West Africa Court of Appeal  •   •  West Africa [For WACA cases]

Coram
COR. KINGDON PETRIDES AND GRAHAM PAUL C.JJ.

Appearances
J. B. Danquah for Appellant. Respondent in person.

Judgement

KINGDON, C.J.. NIGERIA, PETRIDES, C.J., GOLD COAST. AND GRAHAM PAUL., C.J., SIERRA LEONE. In this case the claimant-respondent-appellant-respondent’s land, which he bought for £4 13s 0d in 1938, was sold in execution of a decree of the Divisional Court of the Asantehene (Grade B). The date of the sale was 28th December, 1938. Five days before that, on the 23rd December, 1938, the respondent had applied to the Court B for an interpleader summons claiming to be the owner of the land. The summons was issued on the 9th January, 1939, after the sale had taken place. On the hearing of what the Court B called the “interpleader action”, Court B gave judgment for the claimant, set aside the sale of the property and declared it to revert to the original owner the claimant.

Against that decision the judgment-creditor appealed to the Asantehene’s Court A, which upheld his appeal on the ground that the action of the claimant was not taken till after the sale. The claimant then appealed to the Court of the Chief Commissioner of Ashanti which upheld his appeal and set aside the sale on the ground that at the time of the sale the claimant was in possession. All three lower Courts referred to Rules of the Supreme Court in Graham Paul regard to interpleader suits, and based their respective decisions upon their interpretation of those rules, as though the rules governed the present case, but there is no provision which makes those rules applicable. Rules have been made under section 37 of the Native Courts (Ashanti) Ordinance (Cap. 80), but they do not cover procedure in Interpleader suits. This being so we are of opinion that a Native Court in Ashanti in which a man has come forward to claim land which has been seized and I or sold in execution of a decree should fall back not upon the Supreme Court Rules of procedure but on the general principle enunciated by Smyly, C.J., in Abuagyi II v. Gyebu (1921) F.C. ‘20-‘ 21 p. 81) when he said: “Personally I do not lay any stress on the form in which “an action is brought before a Native Tribunal so long as “the issue involved is clear,"

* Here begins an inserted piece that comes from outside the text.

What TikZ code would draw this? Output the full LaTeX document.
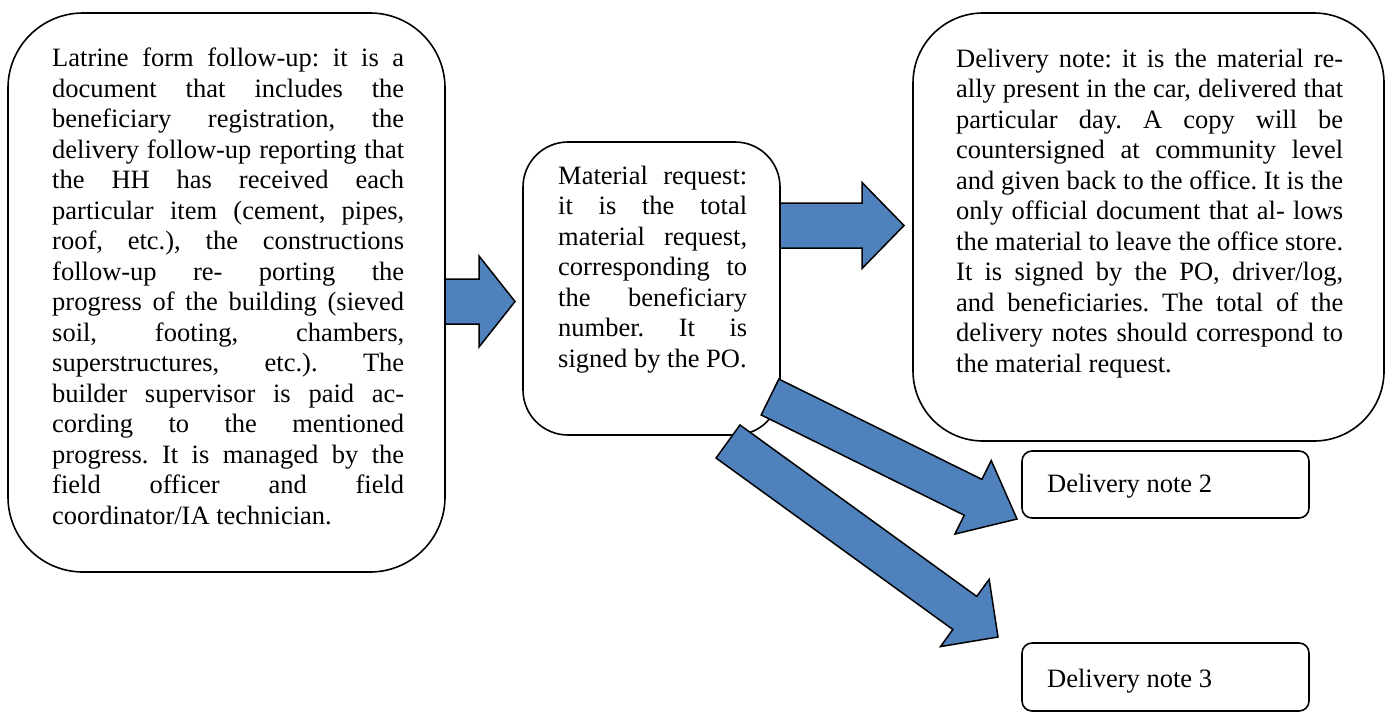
\documentclass[tikz,border=0pt]{standalone}
\usepackage{fontspec}
\setmainfont{Liberation Serif}
\usetikzlibrary{calc}
\definecolor{arrowblue}{HTML}{4F81BD}
\tikzset{
  box/.style={draw=black, line width=1.6pt, fill=white, rectangle, inner sep=0pt},
  txt/.style={inner sep=0pt, anchor=base west, align=justify,
    font=\fontsize{26.5}{30.5}\selectfont},
  lbl/.style={inner sep=0pt, anchor=base west, font=\fontsize{26.5}{30.5}\selectfont},
  barrow/.style={draw=black, line width=1.5pt, fill=arrowblue, line join=miter},
}
\newcommand\blockarrow[6]{%
  \coordinate (#1h) at ($(#3)!#6!(#2)$);
  \filldraw[barrow] ($(#2)!#4!90:(#3)$) -- ($(#1h)!#4!90:(#3)$) -- ($(#1h)!#5!90:(#3)$) -- (#3)
    -- ($(#1h)!#5!-90:(#3)$) -- ($(#1h)!#4!-90:(#3)$) -- ($(#2)!#4!-90:(#3)$) -- cycle;
}
\begin{document}
\frenchspacing
\tolerance=10000\relax
\hbadness=10000\relax
\hyphenpenalty=10000\relax
\exhyphenpenalty=10000\relax
\begin{tikzpicture}[x=1pt, y=-1pt]
\useasboundingbox (0,0) rectangle (1388,713);
% boxes
\node[box, rounded corners=75pt, minimum width=437pt, minimum height=559pt] (box1) at (226.5,292.5) {};
\node[box, rounded corners=45pt, minimum width=257pt, minimum height=293pt] (box2) at (651.5,288.5) {};
\node[box, rounded corners=70pt, minimum width=471pt, minimum height=428pt] (box3) at (1148.5,227) {};
\node[box, rounded corners=10pt, minimum width=287pt, minimum height=67pt] (dn2) at (1165.5,484.5) {};
\node[box, rounded corners=10pt, minimum width=287pt, minimum height=68pt] (dn3) at (1165.5,677) {};
% texts
\node[txt, text width=352pt] (t1) at (52,66.5) {Latrine form follow-up: it is a\linebreak
document that includes the\linebreak
beneficiary registration, the\linebreak
delivery follow-up reporting that\linebreak
the HH has received each\linebreak
particular item (cement, pipes,\linebreak
roof, etc.), the constructions\linebreak
follow-up re- porting the\linebreak
progress of the building (sieved\linebreak
soil, footing, chambers,\linebreak
superstructures, etc.). The\linebreak
builder supervisor is paid ac-\linebreak
cording to the mentioned\linebreak
progress. It is managed by the\linebreak
field officer and field\linebreak
coordinator/IA technician.};
\node[txt, text width=189pt] (t2) at (558,184) {Material request:\linebreak
it is the total\linebreak
material request,\linebreak
corresponding to\linebreak
the beneficiary\linebreak
number. It is\linebreak
signed by the PO.};
\node[txt, text width=387pt] (t3) at (956,67) {Delivery note: it is the material re-\linebreak
ally present in the car, delivered that\linebreak
particular day. A copy will be\linebreak
countersigned at community level\linebreak
and given back to the office. It is the\linebreak
only official document that al- lows\linebreak
the material to leave the office store.\linebreak
It is signed by the PO, driver/log,\linebreak
and beneficiaries. The total of the\linebreak
delivery notes should correspond to\linebreak
the material request.};
\node[lbl] (t4) at (1047,492) {Delivery note 2};
\node[lbl] (t5) at (1047,687) {Delivery note 3};
% arrows
\coordinate (a1s) at (445,301.5);
\coordinate (a1e) at (515,301.5);
\coordinate (a2s) at (780,225.5);
\coordinate (a2e) at (904,225.5);
\coordinate (a3s) at (770,397);
\coordinate (a3e) at (1017,519);
\coordinate (a4s) at (728,441.5);
\coordinate (a4e) at (998,637);
\blockarrow{a1}{a1s}{a1e}{22.5pt}{45.5pt}{36pt}
\blockarrow{a2}{a2s}{a2e}{22.5pt}{43pt}{42pt}
\blockarrow{a3}{a3s}{a3e}{20pt}{41pt}{49pt}
\blockarrow{a4}{a4s}{a4e}{20.4pt}{41.5pt}{41pt}
\end{tikzpicture}
\end{document}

In the present case the real issue in the Asantehene’s Court B was clear, namely :- “Is the claimant the owner of the land? “The Court held that he was and we are of opinion that having done so the Court was right to give him a declaration of ownership. The order setting aside the sale should not have been made in addition, since neither vendor nor purchaser were parties to the proceedings. With this variation the order of the Asantehene’s Court B, including the order as to costs, is upheld and the appeal is dismissed with costs assessed at £5 16s 0d.